Aide publique aux partis politiques : Des réactions partagées

3 milliards 374 millions 442 mille 789 francs CFA. C’est le montant de l’aide financière publique de l’Etat aux partis politiques du Mali comptant pour l’année 2018, révélé en Conseil des ministres du 14 août 2019. Si la tradition est encore une fois respectée depuis l’adoption de la  Loi n°05-047 du 18 août 2005, les avis divergent aujourd’hui sur cette somme octroyée à une partie de la classe politique.

Ils sont au total 66 formations politiques à bénéficier de la manne financière, sur les près de 200 que compte le pays selon les chiffres du ministère de l’Administration territoriale. 

Si l’écart entre ceux qui sont éligibles et ceux qui ne le sont pas, est considérable, c’est parce que « Aujourd’hui l’on crée les partis politiques soit pour être plus proche de la majorité, soit pour être proche de l’opposition pour pouvoir se positionner et profiter d’une situation donnée », estime Khalid Dembélé, chercheur au CRAPES. 

« Les partis sont créés non plus autour de convictions ni d’idéaux mais autour des intérêts individuels et quand c’est comme cela, ils ne sont pas fondés et les critères les disqualifient facilement », ajoute celui pour qui cette aide de l’Etat n’est juste qu’une opportunité pour un certain nombre de groupuscules de se faire plein la poche.

Vitale pour la démocratie

« Si nous avons choisi de faire la démocratie, nous devons  aider les piliers que sont les partis politiques, qui supportent cette démocratie. On ne peut pas parler de démocratie sans eux, ni d’apprentissage et de formation. Aujourd’hui,  les partis ont besoin de cette aide et c’est important et normal qu’on puisse la leur apporter », soutient Moussa Seye Diallo, Secrétaire adjoint chargé à la communication de l’URD. 

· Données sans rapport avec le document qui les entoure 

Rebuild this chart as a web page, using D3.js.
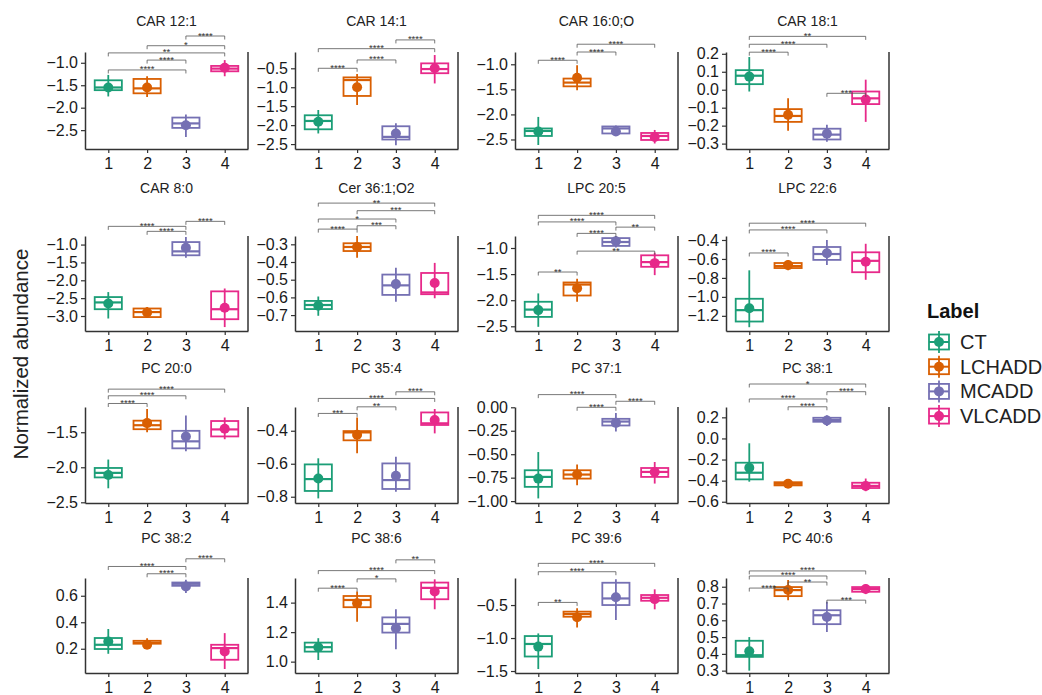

Pour lui, le Mali étant encore à l’étape d’apprentissage de la démocratie, cette aide de l’Etat aux partis politiques est indispensable pour la bonne gestion des affaires de la cité. 

« Ce n’est pas parce qu’il y a la pauvreté, qu’il faut distribuer de l’argent ailleurs qu’aux partis politiques. Si la démocratie ne marche pas, nous allons nous retrouver dans une dictature et les dictatures en Afrique finissent toujours par celle d’un clan », insiste t-il.

Même son de cloche chez les Fare An Ka Wuli, où cette aide publique de l’Etat est perçue comme une légalité républicaine qui restera en vigueur tant que la loi qui l’a instaurée ne sera pas abrogée. 

« Ce financement est destiné à accompagner les partis politiques dans leurs œuvres de citoyenneté, de cohésion sociale et de formation continue de leurs militants », justifie Bréhima Sidibé, Secretaire général adjoint du parti de l’ancien premier ministre Modibo Sidibé.

Formation insuffisante ?

Parlant de formation des militants, la réalité dans les partis politiques est parfois différente de ce qu’affichent les dirigeants. « Aujourd’hui quand on regarde ces partis politiques, qu’est-ce qu’ils effectuent concrètement sur le terrain ? », s’interroge M. Dembélé.  

« On se rend compte facilement qu’il n’y pas de réelles formations. Ce sont des partis personnifiés, autours des leaders et qui cessent de fonctionner quand ces derniers ne sont pas là », constate le chercheur.

Sans pour autant prôner la suppression de cette aide, il appelle à plus de responsabilités car  « si ces sommes sont décaissées pour des raisons nobles parce que cela doit servir entre autres à former les militants des partis, c’est tout sauf le cas en réalité ».